Contrariando as políticas públicas mais recentes e a opinião de muitos especialistas , o governo de Jair Bolsonaro decidiu dar ênfase à internação como forma de tratar a dependência química e, agora, está prestes a autorizá-la mesmo em casos em que não há o consentimento dos pacientes.
Um projeto de lei aprovado no Senado há dez dias, que aguarda apenas a sanção presidencial, estabelece a internação involuntária de dependentes químicos — a partir do pedido de um familiar, responsável legal ou até de um servidor público da área de saúde — e abre margem, por exemplo, para que populações de rua das chamadas Cracolândias sejam recolhidas e encaminhadas para leitos hospitalares.
O texto altera a Lei de Drogas , de 2006, e outras 12 normas sobre o assunto. A aprovação do Senado ao projeto — apresentado nos idos de 2013 pelo então deputado e hoje ministro da Cidadania, Osmar Terra — acendeu o alerta de especialistas e órgãos ligados à saúde e aos direitos humanos.
O Centro Brasileiro de Estudos sobre Saúde (Cebes) lançou nota pública na qual afirma ver “graves retrocessos nas políticas de drogas”. O comunicado crítico foi endossado por mais de 70 entidades, como o Conselho Federal de Psicologia (CFP) e a Comissão de Direitos Humanos da Ordem dos Advogados do Brasil .
A internação involuntária não é novidade na legislação brasileira — estava prevista na chamada Lei da Reforma Psiquiátrica, de 2011. A diferença é que o projeto de Osmar Terra inclui a medida no âmbito da Lei de Drogas, autorizando sua solicitação inclusive por servidores públicos, embora um laudo médico deva sempre embasar a demanda.
Acelerando a internação involuntária
— Entendemos que a internação pode ser parte do processo, mas não o primeiro passo de um tratamento e, ainda assim, tudo depende de cada paciente. Com o projeto de lei, a internação passa a ser um primeiro recurso. Isso por si só já é grave, pode aumentar consideravelmente o número de pessoas internadas — alerta Paulo Aguiar, do Conselho Federal de Psicologia.
O próprio autor do projeto, o ministro Osmar Terra, confirma que seu texto facilita a internação forçada de dependentes químicos:
— Já existia, na Lei de Drogas, a internação compulsória (por mandado judicial). Na involuntária, é mais rápido o processo. Se não tem família, um assistente social ou um agente público que está ali cuidando daquela população pode pedir, e o médico, sempre ele, decide a internação — afirma Terra, em entrevista ao GLOBO. — Sendo internado, comunica-se ao Ministério Público , que passa a acompanhar o caso. Ele vai ficar internado só para desintoxicar. É o início do tratamento.

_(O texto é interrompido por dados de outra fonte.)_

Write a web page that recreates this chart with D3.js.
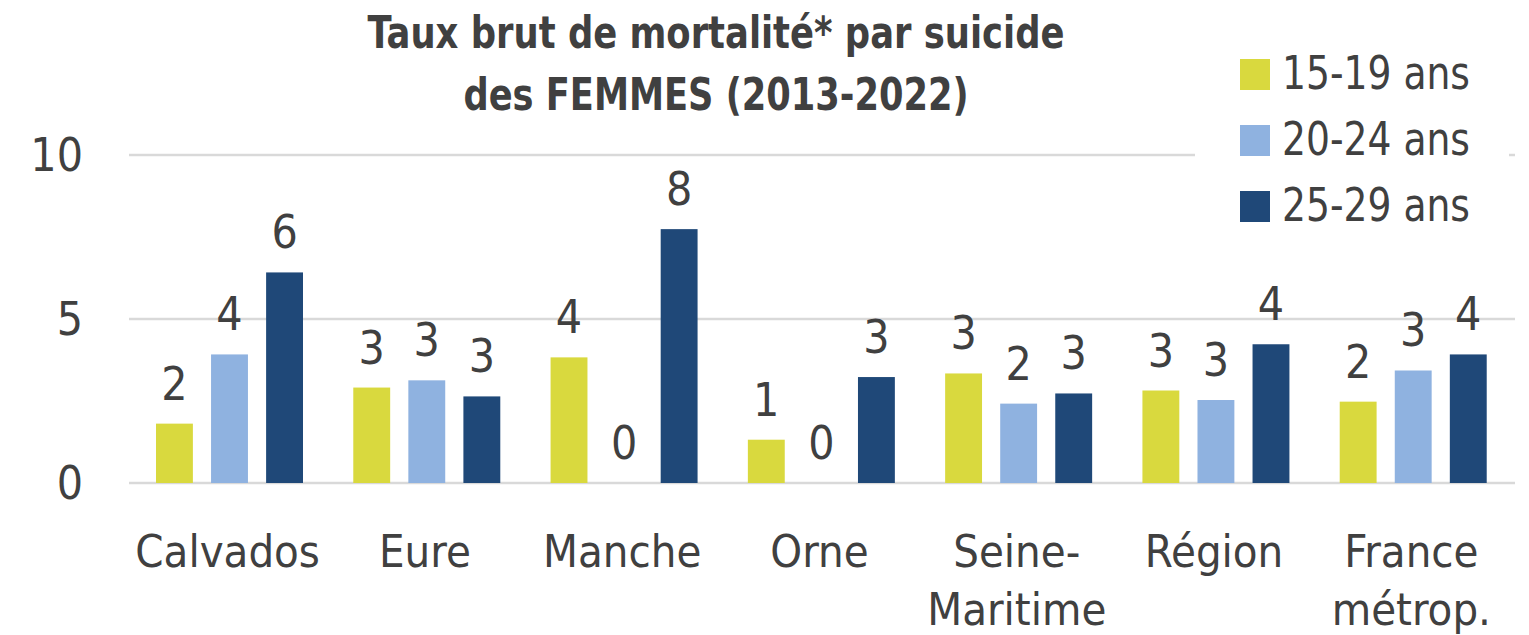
<!DOCTYPE html>
<html>
<head>
<meta charset="utf-8">
<script src="https://cdn.jsdelivr.net/npm/d3@7"></script>
<style>
  body { margin: 0; background: #fff; }
  svg text { font-family: "Liberation Sans Narrow", "DejaVu Sans Condensed", sans-serif; fill: #404040; }
</style>
</head>
<body>
<div id="chart"></div>
<script>
var svgWidth = 1529, svgHeight = 635;

// data
var categories = [["Calvados"], ["Eure"], ["Manche"], ["Orne"], ["Seine-", "Maritime"], ["Région"], ["France", "métrop."]];
var series = ["15-19 ans", "20-24 ans", "25-29 ans"];
var colors = ["#d9d93e", "#8fb2e0", "#1f4878"];
var vals1519 = [1.81, 2.91, 3.83, 1.32, 3.34, 2.82, 2.48];
var vals2024 = [3.92, 3.13, 0, 0, 2.42, 2.53, 3.43];
var vals2529 = [6.42, 2.64, 7.74, 3.23, 2.73, 4.23, 3.92];
var yTicks = [0, 5, 10];
var titleLines = ["Taux brut de mortalité* par suicide", "des FEMMES (2013-2022)"];
var titleWidths = [697, 505];

var allVals = [vals1519, vals2024, vals2529];

var svg = d3.select("#chart").append("svg")
  .attr("width", svgWidth)
  .attr("height", svgHeight);

var x0 = d3.scaleBand()
  .domain(d3.range(categories.length))
  .range([129, 1510]);

var x1 = d3.scaleBand()
  .domain(d3.range(series.length))
  .range([27, 27 + 147])
  .paddingInner(0.33);

var y = d3.scaleLinear()
  .domain([0, 10])
  .range([483, 155]);

// gridlines
svg.append("g")
  .selectAll("line")
  .data(yTicks)
  .enter()
  .append("line")
  .attr("x1", 129)
  .attr("x2", 1515)
  .attr("y1", d => y(d))
  .attr("y2", d => y(d))
  .attr("stroke", "#d9d9d9")
  .attr("stroke-width", 2.5);

// y axis labels
svg.append("g")
  .selectAll("text")
  .data(yTicks)
  .enter()
  .append("text")
  .attr("x", 83)
  .attr("y", d => y(d) + 16)
  .attr("text-anchor", "end")
  .attr("font-size", 46)
  .text(d => d);

// bars
var groups = svg.selectAll("g.cat")
  .data(categories)
  .enter()
  .append("g")
  .attr("class", "cat")
  .attr("transform", (d, i) => "translate(" + x0(i) + ",0)");

groups.each(function(d, i) {
  var g = d3.select(this);
  var row = allVals.map(v => v[i]);
  g.selectAll("rect")
    .data(row)
    .enter()
    .append("rect")
    .attr("x", (v, s) => x1(s))
    .attr("y", v => y(v))
    .attr("width", x1.bandwidth())
    .attr("height", v => y(0) - y(v))
    .attr("fill", (v, s) => colors[s]);

  g.selectAll("text.lbl")
    .data(row)
    .enter()
    .append("text")
    .attr("class", "lbl")
    .attr("x", (v, s) => x1(s) + x1.bandwidth() / 2)
    .attr("y", v => y(v) - 24)
    .attr("text-anchor", "middle")
    .attr("font-size", 46)
    .text(v => Math.round(v));

  var lab = g.append("text")
    .attr("text-anchor", "middle")
    .attr("font-size", 45);
  lab.selectAll("tspan")
    .data(d)
    .enter()
    .append("tspan")
    .attr("x", x0.bandwidth() / 2)
    .attr("y", (t, k) => 567 + k * 58)
    .text(t => t);
});

// title
svg.append("g")
  .selectAll("text")
  .data(titleLines)
  .enter()
  .append("text")
  .attr("text-anchor", "middle")
  .attr("font-size", 45)
  .attr("font-weight", "bold")
  .attr("x", 716)
  .attr("y", (d, i) => 48 + i * 62)
  .attr("textLength", (d, i) => titleWidths[i])
  .attr("lengthAdjust", "spacingAndGlyphs")
  .text(d => d);

// legend
var legend = svg.append("g").attr("transform", "translate(1195,40)");
legend.append("rect")
  .attr("width", 314)
  .attr("height", 200)
  .attr("fill", "#fff");

var items = legend.selectAll("g.item")
  .data(series)
  .enter()
  .append("g")
  .attr("class", "item")
  .attr("transform", (d, i) => "translate(45," + (19 + i * 66) + ")");

items.append("rect")
  .attr("width", 30)
  .attr("height", 31)
  .attr("fill", (d, i) => colors[i]);

items.append("text")
  .attr("x", 42)
  .attr("y", 30)
  .attr("font-size", 46)
  .attr("textLength", 188)
  .attr("lengthAdjust", "spacingAndGlyphs")
  .text(d => d);
</script>
</body>
</html>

Seu projeto reverbera o que já fora previsto na nova Política Nacional sobre Drogas (PNAD), aprovada no final de abril. A tônica ali está no modelo da abstinência — segundo o qual o dependente químico deve se abster do consumo de drogas, caminho que prevê a internação — e não mais o modelo da redução de danos, um conjunto de estratégias para que o indivíduo reduza os riscos do abuso de drogas até, se possível, atingir a abstinência completa.